The coach then explained how they can go about it. "First phase, it will be 'low volume-low intensity', followed by 'moderate volume-low intensity', 'high volume-moderate intensity' and then starts 'high volume-high intensity' training. This is how we will go," he said.
And what will constitute low-volume-low intensity training? Sridhar said it would vary. "May be the fast bowlers will bowl two overs from half or quarter run-up. The deliveries will be bowled at 20 or 30 percent intensity. For a fielder, it will be at the maximum, six throws over 10 metres or 6 throws over 20 metres at 40 to 50 per cent intensity. "For a batsman, it will start with five to six minutes of batting against moderate pace bowling," he explained.
"For catchers, it will start with semi-soft balls, intensity will be slow and volumes will be less. Then we can slowly pick it up as we cross one phase after another," he said.
It will be around the fourth week that match-intensity training will start and then slowly, the players will enter the zone where they get match ready.
"We can't do same training every day as we start with low volume-low intensity training. Once we get to the fourth week when high volume-high intensity training starts, the hands will get used to hard balls coming at 140km an hour, 130km an hour, that's when match-training will start. The sharpest minds will take six weeks to get into Test match mode," the 49-year-old opined.
He agreed that duration of getting into peak match readiness physically and mentally will vary from player to player but the aim for the coaches will be to have everyone on the same page when the camp ends.
"Definitely, there would be different intensity level, (it will vary) from player to player.

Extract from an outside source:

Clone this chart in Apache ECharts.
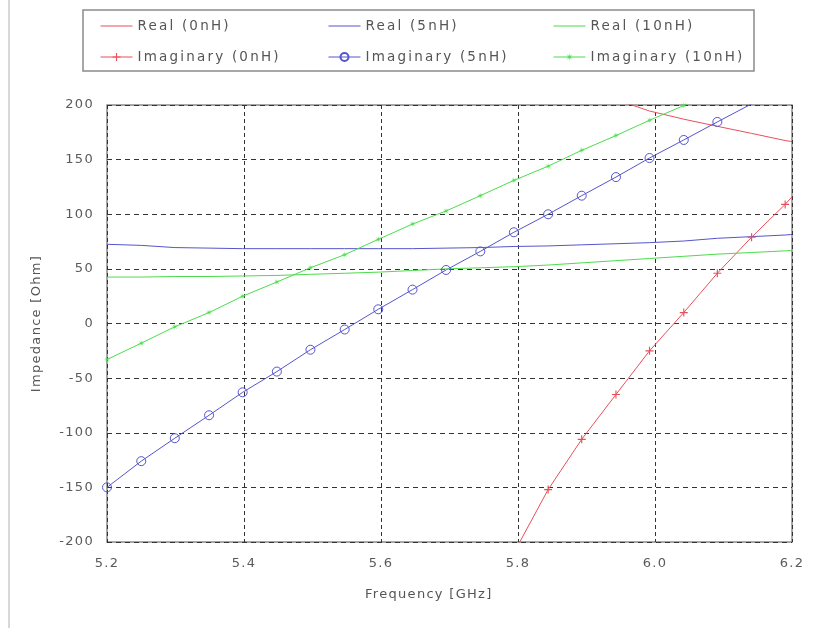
<!DOCTYPE html>
<html>
<head>
<meta charset="utf-8">
<script src="https://cdn.jsdelivr.net/npm/echarts@6/dist/echarts.min.js"></script>
<style>
html,body{margin:0;padding:0;background:#fff;}
#chart{width:815px;height:628px;}
</style>
</head>
<body>
<div id="chart"></div>
<script>
// Frequency samples [GHz]
var freq = [5.200, 5.250, 5.299, 5.349, 5.398, 5.448, 5.497, 5.547, 5.596, 5.646, 5.695,
            5.745, 5.794, 5.844, 5.893, 5.943, 5.992, 6.042, 6.091, 6.141, 6.190, 6.200];

var real0 = [null, null, null, null, null, null, null, null, null, null, null,
             null, null, null, null, 205, 194.5, 187, 180.5, 174, 167.5, 166.5];
var imag0 = [null, null, null, null, null, null, null, null, null, null, null,
             null, -210, -152, -106, -65, -25, 10, 46, 79, 109, 116];

var real5 = [72.5, 71.5, 69.5, 69, 68.5, 68.5, 68.5, 68.5, 68.5, 68.5, 69,
             69.5, 70.5, 71, 72, 73, 74, 75.5, 78, 79.5, 81, 81.5];
var imag5 = [-150, -126, -105, -84, -63, -44, -24, -5.5, 13, 31, 49,
             66, 83.5, 100, 117, 134, 151.5, 168, 184.5, 201, 217, 220];

var real10 = [42.5, 42.5, 43, 43, 43.5, 44, 45, 46, 47, 48.5, 50,
              51, 52, 53.5, 55.5, 57.5, 59.5, 61.5, 63.5, 65, 66.5, 66.8];
var imag10 = [-33, -18, -3, 10, 25, 38, 51, 63, 77, 91, 103,
              117, 131, 144, 158.5, 172, 186, 199.5, 214, 228, 242, 245];

var seriesNames = ['Real (0nH)', 'Imaginary (0nH)', 'Real (5nH)', 'Imaginary (5nH)', 'Real (10nH)', 'Imaginary (10nH)'];
var xTicks = ['5.2', '5.4', '5.6', '5.8', '6.0', '6.2'];
var yTicks = [-200, -150, -100, -50, 0, 50, 100, 150, 200];

// The reference text is drawn with wide letter spacing; emulate it on the canvas.
(function () {
  var proto = CanvasRenderingContext2D.prototype;
  var orig = proto.fillText;
  proto.fillText = function () {
    try { this.letterSpacing = (this.font.indexOf('13.5px') >= 0) ? '2.2px' : '1.3px'; } catch (e) {}
    return orig.apply(this, arguments);
  };
})();

var RED = '#e8505a', BLUE = '#5555cc', GREEN = '#4cdc4c';
var plusPath = 'path://M3,0h1v3h3v1h-3v3h-1v-3h-3v-1h3z';
var starPath = 'path://M10,5 L6.11,5.46 L8.54,8.54 L5.46,6.11 L5,10 L4.54,6.11 L1.46,8.54 L3.89,5.46 L0,5 L3.89,4.54 L1.46,1.46 L4.54,3.89 L5,0 L5.46,3.89 L8.54,1.46 L6.11,4.54 Z';
var lineIcon = 'path://M0,0h32v1.2h-32z';

function pairs(vals, lastNoSymbol) {
  return freq.map(function (f, i) {
    var v = vals[i];
    if (v === null) return [f, null];
    if (lastNoSymbol && i === freq.length - 1) return {value: [f, v], symbol: 'none'};
    return [f, v];
  });
}

function realSeries(name, vals, color) {
  return {
    name: name, type: 'line', data: pairs(vals, false), showSymbol: false, symbol: 'none',
    lineStyle: {color: color, width: 1}, itemStyle: {color: color},
    animation: false, clip: true, connectNulls: false
  };
}
function imagSeries(name, vals, color, symbol, size, hollow) {
  return {
    name: name, type: 'line', data: pairs(vals, true), symbol: symbol, symbolSize: size,
    showSymbol: true, showAllSymbol: true,
    lineStyle: {color: color, width: 1},
    itemStyle: hollow ? {color: 'rgba(255,255,255,0)', borderColor: color, borderWidth: 1}
                      : {color: color, borderWidth: 0},
    animation: false, clip: true
  };
}

var chart = echarts.init(document.getElementById('chart'), null, {renderer: 'canvas'});
var legendText = {color: '#555', fontSize: 13.5, fontFamily: 'DejaVu Sans', padding: [0, 0, 0, 0]};
function legend(left, realName, imagName) {
  return {
    data: [{name: realName, icon: lineIcon}, {name: imagName}],
    left: left, top: 14, orient: 'vertical', itemWidth: 32, itemHeight: 10,
    itemGap: 17, textStyle: legendText, selectedMode: false, z: 10,
    lineStyle: {width: 1}
  };
}

chart.setOption({
  backgroundColor: '#fff',
  animation: false,
  graphic: [
    {type: 'line', shape: {x1: 9, y1: 0, x2: 9, y2: 628}, style: {stroke: '#d8d8d8', lineWidth: 2}, silent: true},
    {type: 'rect', shape: {x: 83, y: 10, width: 671, height: 61}, style: {fill: '#fff', stroke: '#8a8a8a', lineWidth: 1.5}, z: 1, silent: true},
    {type: 'text', left: 365, top: 588, style: {text: 'Frequency [GHz]', fill: '#555', font: '13px "DejaVu Sans"'}, silent: true}
  ],
  legend: [
    legend(95, seriesNames[0], seriesNames[1]),
    legend(323, seriesNames[2], seriesNames[3]),
    legend(548, seriesNames[4], seriesNames[5])
  ],
  grid: {left: 107, right: 23, top: 105, bottom: 86, show: true, borderColor: '#8a8a8a', borderWidth: 1.5, backgroundColor: '#fff'},
  xAxis: {
    type: 'value', min: 5.2, max: 6.2, interval: 0.2,
    axisLine: {show: false}, axisTick: {show: false},
    axisLabel: {
      color: '#5a5a5a', fontSize: 13, fontFamily: 'DejaVu Sans', margin: 15,
      formatter: function (v) { var s = v.toFixed(1); return xTicks.indexOf(s) >= 0 ? s : ''; }
    },
    splitLine: {show: true, lineStyle: {color: '#333', type: [4, 3], width: 1}}
  },
  yAxis: {
    type: 'value', min: -200, max: 200, interval: 50,
    name: 'Impedance [Ohm]', nameLocation: 'middle', nameGap: 64, nameRotate: 90,
    nameTextStyle: {color: '#555', fontSize: 13, fontFamily: 'DejaVu Sans'},
    axisLine: {show: false}, axisTick: {show: false},
    axisLabel: {
      color: '#5a5a5a', fontSize: 13, fontFamily: 'DejaVu Sans', margin: 13,
      formatter: function (v) { return yTicks.indexOf(v) >= 0 ? String(v) : ''; }
    },
    splitLine: {show: true, lineStyle: {color: '#333', type: [5, 4], width: 1}}
  },
  series: [
    realSeries(seriesNames[0], real0, RED),
    imagSeries(seriesNames[1], imag0, RED, plusPath, 8, false),
    realSeries(seriesNames[2], real5, BLUE),
    imagSeries(seriesNames[3], imag5, BLUE, 'circle', 9, true),
    realSeries(seriesNames[4], real10, GREEN),
    imagSeries(seriesNames[5], imag10, GREEN, starPath, 7, false)
  ]
});
</script>
</body>
</html>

That's what the sport is all about. Each player has to be different. We understand that. Each one will take slightly different time to get into the peak readiness.
"Someone will do it 4 weeks and some one will take 3 to 4 days more or there may be someone who may take 3-4 sessions more. We respect that. As coaches, our job is to get everybody on the same page at the end of the camp."
As of now, each of the centrally contracted players are following a fitness programme given to them by senior team's Strength and Conditioning coach Nick Webb.
"Each player is being taken care of in terms of where they are, what equipment they have. Fitness programmes are being monitored every week by head Strength and Conditioning coach Nick Webb, and team at NCA as well. They are being monitored on given programmes," he said.